All you need to know about...shares with superior voting rights

Satya Sontanam SLate | Updated on July 01, 2019 Published on July 01, 2019

After much debate on enabling shares with differential voting rights, the Securities and Exchange Board of India (SEBI) recently allowed listing of companies with shares of superior voting rights on Indian exchanges. This had start-up founders cheering.

What is it?

Promoters or founders who are instrumental in starting up a company often lose control of the firm when they dilute their stakes to raise multiple rounds of funding. Differential Voting Rights (DVRs), which do not follow the common rule of one share-one vote, enable promoters to retain control over the company even after many new investors come in, by allowing shares with superior voting rights or lower or fractional voting rights to public investors.

In the past, companies such as Tata Motors, Pantaloon Retails and Jain Irrigation issued DVRs having fractional voting rights of 1/10th of the ordinary shares to public investors. These shares offer higher dividend compared to the ordinary shares in lieu of the voting rights taken away.

But the issuance of DVRs with superior voting rights was prohibited by the SEBI. This was to prevent the possible misuse of power by the promoters detrimental to the interests of small shareholders.

But countries such as the US, Canada, Hong Kong and Singapore allowed issuance of shares with superior rights subject to increased monitoring on corporate governance and disclosure requirements.

For instance the Facebook founders retained the control of the entity by issuing two kinds of shares — Class A shares carrying one voting right (listed through the IPO and held by public shareholders) and Class B shares carrying 10 votes each (not listed, held by Mark Zuckerberg and affiliates).

Why is it important?

To make capital available to Indian start-ups and to encourage listing on the country’s exchanges, SEBI recently permitted Initial Public Offering (IPO) of unlisted companies with shares of superior rights.

However, considering possible corporate governance issues, it is to be allowed only for select companies which use intensive technology, information technology, intellectual property, data analytics, bio-technology or nano-technology.

The superior rights shares must be held only by promoters or founders with voting rights in the ratio of 2:1 (2 votes for one share) to 10:1 (10 votes for one share) compared to ordinary shares.

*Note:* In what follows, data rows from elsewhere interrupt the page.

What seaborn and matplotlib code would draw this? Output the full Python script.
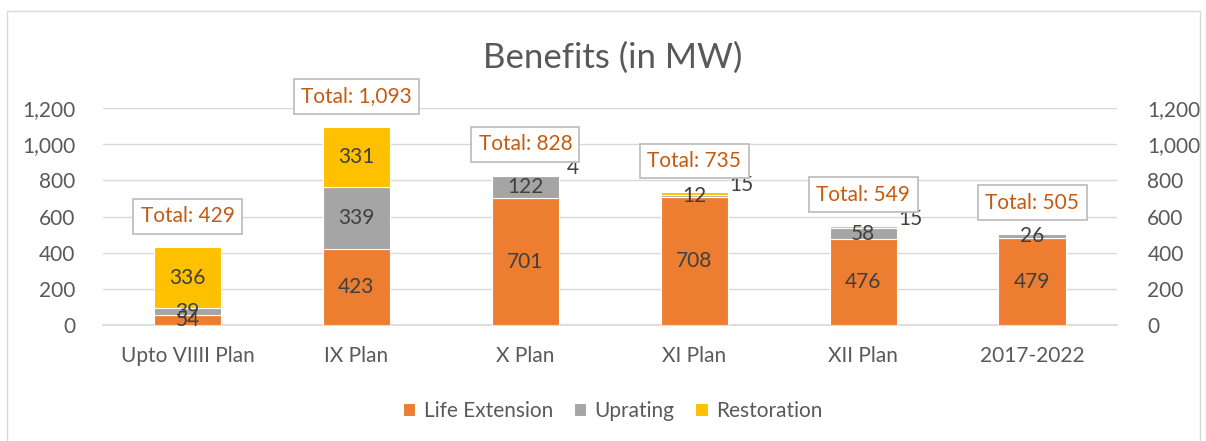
import numpy as np
import pandas as pd
import matplotlib
matplotlib.use("Agg")
import matplotlib.pyplot as plt
import seaborn as sns
from matplotlib.patches import Rectangle
from matplotlib.ticker import FuncFormatter

plans = ['Upto VIIII Plan', 'IX Plan', 'X Plan', 'XI Plan', 'XII Plan', '2017-2022']
life_ext = [54, 423, 701, 708, 476, 479]
uprating = [39, 339, 122, 12, 58, 26]
restoration = [336, 331, 4, 15, 15, 0]
totals = [429, 1093, 828, 735, 549, 505]

sns.set_theme(style='white')
plt.rcParams['font.family'] = ['Lato', 'DejaVu Sans']

TXT = '#595959'
colors = {'Life Extension': '#ED7D31', 'Uprating': '#A5A5A5', 'Restoration': '#FFC000'}

fig = plt.figure(figsize=(12.06, 4.41), dpi=100)
ax = fig.add_axes([0.0854, 0.263, 0.8406, 0.492])

df = pd.DataFrame({'plan': plans, 'Life Extension': life_ext,
                   'Uprating': uprating, 'Restoration': restoration})
bottom = np.zeros(len(plans))
for name in ['Life Extension', 'Uprating', 'Restoration']:
    sns.barplot(data=df, x='plan', y=name, color=colors[name], width=0.4,
                bottom=bottom, label=name, ax=ax, saturation=1,
                edgecolor='white', linewidth=0.8, zorder=3)
    vals = df[name].values
    for i, v in enumerate(vals):
        if v == 0:
            continue
        if name == 'Restoration' and v < 20:
            # small caps pushed out to the side
            ax.annotate(str(v), (i, bottom[i] + v), xytext=(47, 7),
                        textcoords='offset pixels', ha='center', va='center',
                        fontsize=15, color='#404040', zorder=5,
                        annotation_clip=False)
        else:
            ax.text(i, bottom[i] + v / 2, str(v), ha='center', va='center',
                    fontsize=15, color='#404040', zorder=5)
    bottom = bottom + vals

for i, t in enumerate(totals):
    ax.annotate(f'Total: {t:,}', (i, t), xytext=(0, 31), textcoords='offset pixels',
                ha='center', va='center', fontsize=15, color='#C55A11', zorder=6,
                annotation_clip=False,
                bbox=dict(boxstyle='square,pad=0.35', fc='white', ec='#BFBFBF', lw=1.3))

ax.set_ylim(0, 1200)
ax.set_xlim(-0.5, 5.5)
ax.set_yticks(range(0, 1201, 200))
fmt = FuncFormatter(lambda v, p: f'{int(v):,}')
ax.yaxis.set_major_formatter(fmt)
ax.grid(axis='y', color='#D9D9D9', lw=1, zorder=0)
ax.set_xlabel('')
ax.set_ylabel('')
for s in ['top', 'left', 'right']:
    ax.spines[s].set_visible(False)
ax.spines['bottom'].set_color('#D9D9D9')
ax.tick_params(axis='both', colors=TXT, labelsize=15, length=0, pad=20)
ax.tick_params(axis='x', pad=15)

ax2 = ax.twinx()
ax2.set_ylim(0, 1200)
ax2.set_yticks(range(0, 1201, 200))
ax2.yaxis.set_major_formatter(fmt)
for s in ['top', 'left', 'right', 'bottom']:
    ax2.spines[s].set_visible(False)
ax2.tick_params(axis='y', colors=TXT, labelsize=15, length=0, pad=22)

ax.get_legend().remove()
handles, labels = ax.get_legend_handles_labels()
fig.legend(handles, labels, loc='center', bbox_to_anchor=(0.508, 0.068), ncol=3,
           frameon=False, fontsize=15, handlelength=0.6, handleheight=0.6,
           handletextpad=0.4, columnspacing=1.0, labelcolor=TXT)

fig.text(0.508, 0.87, 'Benefits (in MW)', ha='center', va='center', fontsize=25, color=TXT)

fig.patches.append(Rectangle((0.006, -0.01), 0.989, 0.985, transform=fig.transFigure,
                             fill=False, ec='#D9D9D9', lw=1))

fig.savefig('out.png', dpi=100)
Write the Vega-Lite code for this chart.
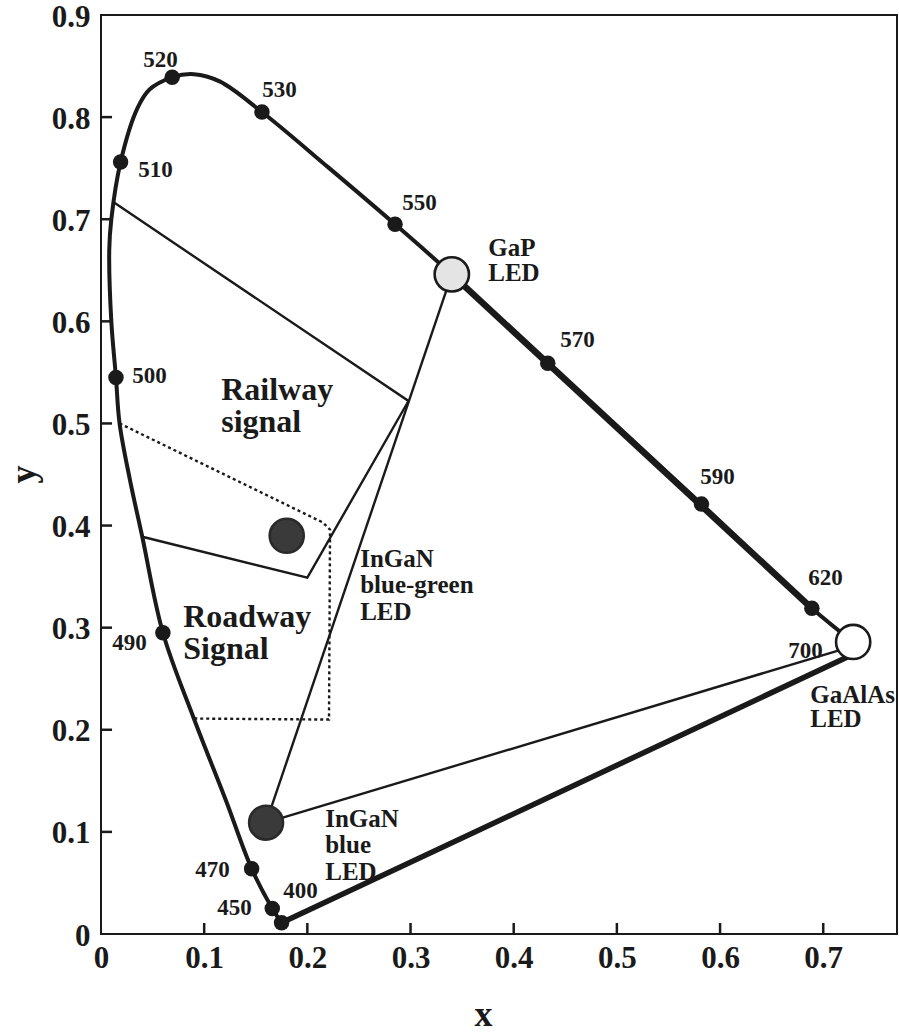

Post listing, the shares with superior rights will be treated at par with ordinary share. But, such shares cannot be listed and traded on the exchange platform until they are converted to an ordinary share. Superior rights shares get converted to ordinary shares after five years of listing of ordinary shares or the demise or resignation of the shareholder with superior rights.

Further, transfer of superior rights shares or creation of any encumbrance over such shares including pledge and lien will not be possible.

Besides such restrictions, there would be enhanced corporate governance compliances for such companies at least half of their board and the whole of the audit committee must comprise only independent directors.

Why should I care?

If you are a small retail investor who wants to enjoy the financial benefits of companies’ success but are not interested in the voting powers, SEBI’s approval to list unlisted companies with superior rights may have just expanded your investment universe.

That said, you have to be cautious as liquidity could be an issue on such shares till there’s an increased awareness on such issues.


Promoters in India now get to be the first among equals.